A few days later the settlers came and had a bee tree cutting. They cut several trees and did not find any honey nor bees but found a piece of honey-comb on a string inside the tree. This led them to believe that they had been tricked. They went to their homes much wiser. but with no honey. What they said of their experience was never known.

A few days after this an old bee hunter asked one of them how much honey they got. He drew a long hunting knife and threatened the inquirer. The other settlers were questioned not at all. It was one of the shrewdest tricks ever pulled off in the history of the Kankakee Valley, His fame as a bee hunter went abroad all over Northern Indiana and he was thence after known as Honey Bee Sawyer, and this done on his achievement is not dimmed or forgotten. Pather was quite a successful bee hunter and in early days kept the home supplied with wild honey all the year round and from him I got my early training in bee hunting.

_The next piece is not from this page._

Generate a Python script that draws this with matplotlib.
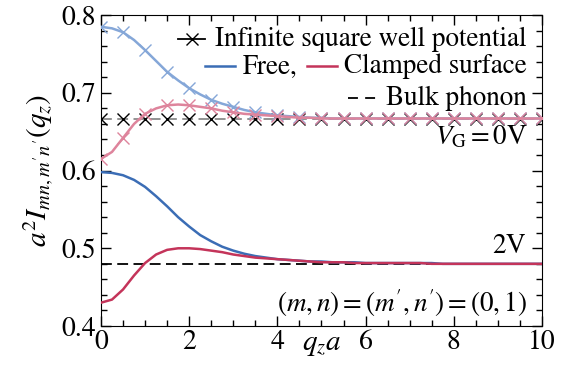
import numpy as np
import matplotlib
matplotlib.use("Agg")
import matplotlib.pyplot as plt
from matplotlib.ticker import MultipleLocator

plt.rcParams['font.family'] = ['STIXGeneral', 'Liberation Serif', 'DejaVu Serif']
plt.rcParams['mathtext.fontset'] = 'stix'

# q_z a grid (markers every 0.5)
q = np.arange(0, 10.01, 0.25)

# V_G = 0 V
free_0v = [0.785, 0.783, 0.778, 0.768, 0.755, 0.741, 0.727, 0.716, 0.706, 0.698,
           0.691, 0.686, 0.682, 0.678, 0.675, 0.673, 0.671, 0.670, 0.669, 0.668,
           0.668, 0.667, 0.667, 0.667, 0.667, 0.667, 0.667, 0.667, 0.667, 0.667,
           0.667, 0.667, 0.667, 0.667, 0.667, 0.667, 0.667, 0.667, 0.667, 0.667, 0.667]
clamped_0v = [0.615, 0.624, 0.642, 0.660, 0.673, 0.680, 0.684, 0.685, 0.684, 0.682,
              0.680, 0.677, 0.675, 0.673, 0.672, 0.671, 0.670, 0.669, 0.668, 0.668,
              0.667, 0.667, 0.667, 0.667, 0.667, 0.667, 0.667, 0.667, 0.667, 0.667,
              0.667, 0.667, 0.667, 0.667, 0.667, 0.667, 0.667, 0.667, 0.667, 0.667, 0.667]
well_0v = [2 / 3] * len(q)
bulk_0v = 2 / 3

# V_G = 2 V
free_2v = [0.598, 0.597, 0.594, 0.588, 0.579, 0.567, 0.554, 0.540, 0.528, 0.517,
           0.509, 0.502, 0.497, 0.493, 0.490, 0.488, 0.486, 0.485, 0.484, 0.483,
           0.483, 0.482, 0.482, 0.482, 0.481, 0.481, 0.481, 0.481, 0.481, 0.481,
           0.481, 0.480, 0.480, 0.480, 0.480, 0.480, 0.480, 0.480, 0.480, 0.480, 0.480]
clamped_2v = [0.430, 0.434, 0.447, 0.465, 0.481, 0.492, 0.498, 0.500, 0.500, 0.499,
              0.497, 0.495, 0.492, 0.490, 0.488, 0.487, 0.486, 0.485, 0.484, 0.483,
              0.482, 0.482, 0.482, 0.481, 0.481, 0.481, 0.481, 0.481, 0.481, 0.481,
              0.480, 0.480, 0.480, 0.480, 0.480, 0.480, 0.480, 0.480, 0.480, 0.480, 0.480]
bulk_2v = 0.48

blue = '#3b6db5'
red = '#c4345a'
light_blue = '#85a7d8'
light_red = '#de849c'
dash = (0, (6, 3))

fig = plt.figure(figsize=(5.61, 3.69), dpi=100)
ax = fig.add_axes([0.180, 0.1165, 0.786, 0.8425])

mk = dict(marker='x', ms=8.5, mew=1.0, markevery=2)

# 0 V curves (faded)
ax.axhline(bulk_0v, color='#8a8a8a', ls=dash, lw=1.3, zorder=1)
ax.plot(q, well_0v, ls='none', color='k', zorder=2, **mk)
ax.plot(q, free_0v, color=light_blue, lw=1.8, zorder=3, **mk)
ax.plot(q, clamped_0v, color=light_red, lw=1.8, zorder=4, **mk)

# 2 V curves
ax.axhline(bulk_2v, color='k', ls=dash, lw=1.3, zorder=1)
ax.plot(q, free_2v, color=blue, lw=1.8, zorder=3)
ax.plot(q, clamped_2v, color=red, lw=1.8, zorder=4)

ax.set_xlim(0, 10)
ax.set_ylim(0.4, 0.8)
ax.xaxis.set_major_locator(MultipleLocator(2))
ax.xaxis.set_minor_locator(MultipleLocator(0.5))
ax.yaxis.set_major_locator(MultipleLocator(0.1))
ax.yaxis.set_minor_locator(MultipleLocator(0.02))
ax.tick_params(which='both', direction='in', top=True, right=True, labelsize=20)
ax.tick_params(which='major', length=7, width=1)
ax.tick_params(which='minor', length=4, width=1)
ax.tick_params(axis='x', pad=3)
ax.set_yticks([0.4, 0.5, 0.6, 0.7, 0.8], ['0.4', '0.5', '0.6', '0.7', '0.8'])

ax.set_xlabel(r'$q_z a$', fontsize=21, labelpad=-16)
ax.set_ylabel(r"$a^2 I_{mn,m'n'}(q_z)$", fontsize=21, labelpad=4)

# legend drawn by hand (row 2 holds two entries)
fs = 19.5
tr = ax.transAxes
ax.plot([0.175, 0.236], [0.923, 0.923], color='k', lw=1.3, transform=tr, clip_on=False)
ax.plot([0.2055], [0.923], color='k', marker='x', ms=8.5, mew=1.0, transform=tr, clip_on=False)
ax.text(0.966, 0.923, 'Infinite square well potential', transform=tr,
        ha='right', va='center', fontsize=fs)
ax.plot([0.236, 0.304], [0.836, 0.836], color=blue, lw=1.8, transform=tr, clip_on=False)
ax.text(0.322, 0.836, 'Free,', transform=tr, ha='left', va='center', fontsize=fs)
ax.plot([0.467, 0.535], [0.836, 0.836], color=red, lw=1.8, transform=tr, clip_on=False)
ax.text(0.966, 0.836, 'Clamped surface', transform=tr, ha='right', va='center', fontsize=fs)
ax.plot([0.560, 0.633], [0.733, 0.733], color='k', ls=(0, (5.5, 4)), lw=1.3,
        transform=tr, clip_on=False)
ax.text(0.966, 0.733, 'Bulk phonon', transform=tr, ha='right', va='center', fontsize=fs)

ax.text(0.966, 0.608, r'$V_{\mathrm{G}} = 0\mathrm{V}$', transform=tr,
        ha='right', va='center', fontsize=fs)
ax.text(0.966, 0.257, r'$2\mathrm{V}$', transform=tr, ha='right', va='center', fontsize=fs)
ax.text(0.966, 0.074, r"$(m, n) = (m', n') = (0, 1)$", transform=tr,
        ha='right', va='center', fontsize=fs)

fig.savefig('out.png', dpi=100)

Although I never hunted for bees very much yet it is one of the sweetest hunts that a man can engage in. I never found very many bee trees and what I did find I found mostly when I was not looking for them. When a boy I used to go with Father when he went bee hunting In the fall of the year after the frost had killed the wild flowers the bees would work on bait and by putting some honey-comb, stuck on a stick, in some open place, then watch for the bees, and if there are any bees within a half mile they will come to the bait and after they have loaded themselves with honey they will rise, circle around once or twice then start straight for home. Then the hunter gets the line on the direction of the tree. Possibly many of you have heard, the old saying “Straight as a bee line.” Well, this is where that old saying originated. A bee never flies a crooked line to its home when loaded.